Présentation

Comme souvent lors d’élections politiques, la charte d’Amiens est aujourd’hui invoquée pour justifier le devoir de « neutralité » de la CGT. L’IHS CGT apporte ici quelques éléments de réflexion pour mieux comprendre ce texte fondateur du syndicalisme français et propose quelques lectures complémentaires pour ceux et celles qui veulent aller plus loin.

 

L’affirmation d’une identité « syndicaliste »

La question des « rapports de la CGT et des partis politiques » est discutée une nouvelle fois lors du Congrès d’Amiens de 1906. C’est le contexte politique qui oblige cela. En 1905, les socialistes se réunifient et créent la SFIO. En pleine ascension, ces derniers ont des visées hégémoniques et souhaitent subordonner l’action de la CGT à la leur.

Adoptée à l’issue de vifs débats, la charte d’Amiens – nom qui s’impose à partir de 1912 – affirme une nouvelle fois l’indépendance de l’action syndicale à l’égard des partis, de l’État et du patronat.

Ce qui se joue d’abord à Amiens, c’est l’affirmation d’une identité « syndicaliste ». Ancré dans le salariat, adepte de l’action directe et du double objectif de revendications immédiates et d’émancipation intégrale des travailleurs, le syndicalisme s’affirme à cette occasion comme un acteur politique à part entière, disposant de sa propre autonomie.

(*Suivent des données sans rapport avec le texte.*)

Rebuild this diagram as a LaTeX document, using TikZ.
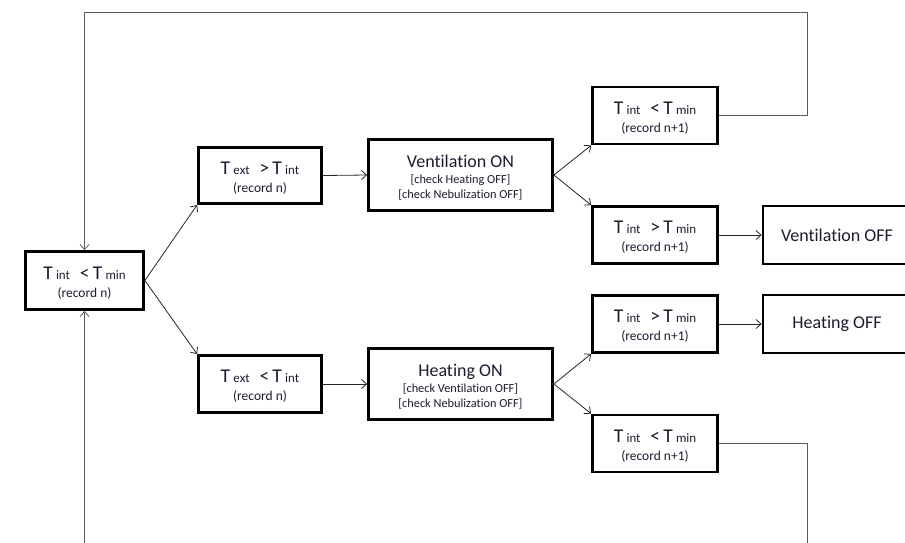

Si la charte d’Amiens appartient incontestablement au patrimoine syndical français, il est important de souligner qu’elle s’inscrit dans un contexte bien précis dominé par un type de syndicalisme qui a bien évolué depuis.

Dès 1913, la CGT « rectifie son tir » et revisite son rapport au politique et à l’État. En juillet 1913, le secrétaire général de la CGT, Léon Jouhaux, qui admet dorénavant que le syndicalisme « ne peut songer à résoudre tous les problèmes qui s’imposent à l’attention humaine », n’hésite pas à s’afficher aux côtés de Jaurès et de la SFIO contre la loi portant à trois ans le service militaire obligatoire.

En 1914, avec le déclenchement de la Première Guerre mondiale, la CGT renonce à la menace de grève générale et rallie l’Union sacrée.

En 1936, dans le préambule de ses statuts, la CGT réaffirme son autonomie tout en formalisant les évolutions amorcées à partir de 1913 :

« [La CGT] se réserve le droit de répondre favorablement ou négativement aux appels qui lui seraient adressés par d’autres groupements en vue d’une action déterminée. [La CGT] se réserve également le droit de prendre l’initiative de ces collaborations momentanées, estimant que sa neutralité à l’égard des partis politiques ne saurait impliquer son indifférence à l’égard des dangers qui menaceraient les libertés publiques comme les réformes en vigueur ou à conquérir ».

Si les statuts actuels de la CGT font référence à la charte d’Amiens, ils intègrent aussi ce texte fondateur qu’est le préambule de 1936.

La double besogne

La « double besogne », chère à Emile Pouget, est officialisée avec la charte d’Amiens. On peut lire dans la charte :

« Dans l’œuvre revendicatrice quotidienne, le syndicalisme poursuit la coordination des efforts ouvriers, l’accroissement du mieux-être des travailleurs par la réalisation d’améliorations immédiates, telles que la diminution des heures de travail, l’augmentation des salaires, etc. Mais cette besogne n’est qu’un côté de l’œuvre du syndicalisme ; il prépare l’émancipation intégrale, qui ne peut se réaliser que par l’expropriation capitaliste ; il préconise comme moyen d’action la grève générale et il considère que le syndicat, aujourd’hui groupement de résistance, sera dans l’avenir le groupement de production et de répartition, base de réorganisation sociale »

La CGT réaffirme ici son caractère révolutionnaire. Elle œuvre à la suppression du capitalisme, ce qui enlève d’ailleurs toute pertinence à l’affirmation de « neutralité » souvent invoquée. « Groupement essentiel », organisme de défense et de conquête, elle agit pour la prise en mains de la société.

La charte acte donc une sorte de « pan-syndicalisme » qui consacre l’autosuffisance du syndicat comme outil de transformation de la société. Le syndicat suffirait à tout.

Une conception qui va bien entendu évoluer au fil du temps. C’est le cas notamment en 1995 lors de la modification des statuts qui indiquent désormais la mention d’une « double volonté » de « défendre les intérêts immédiats » des salariés et de « participer à la transformation de la société ».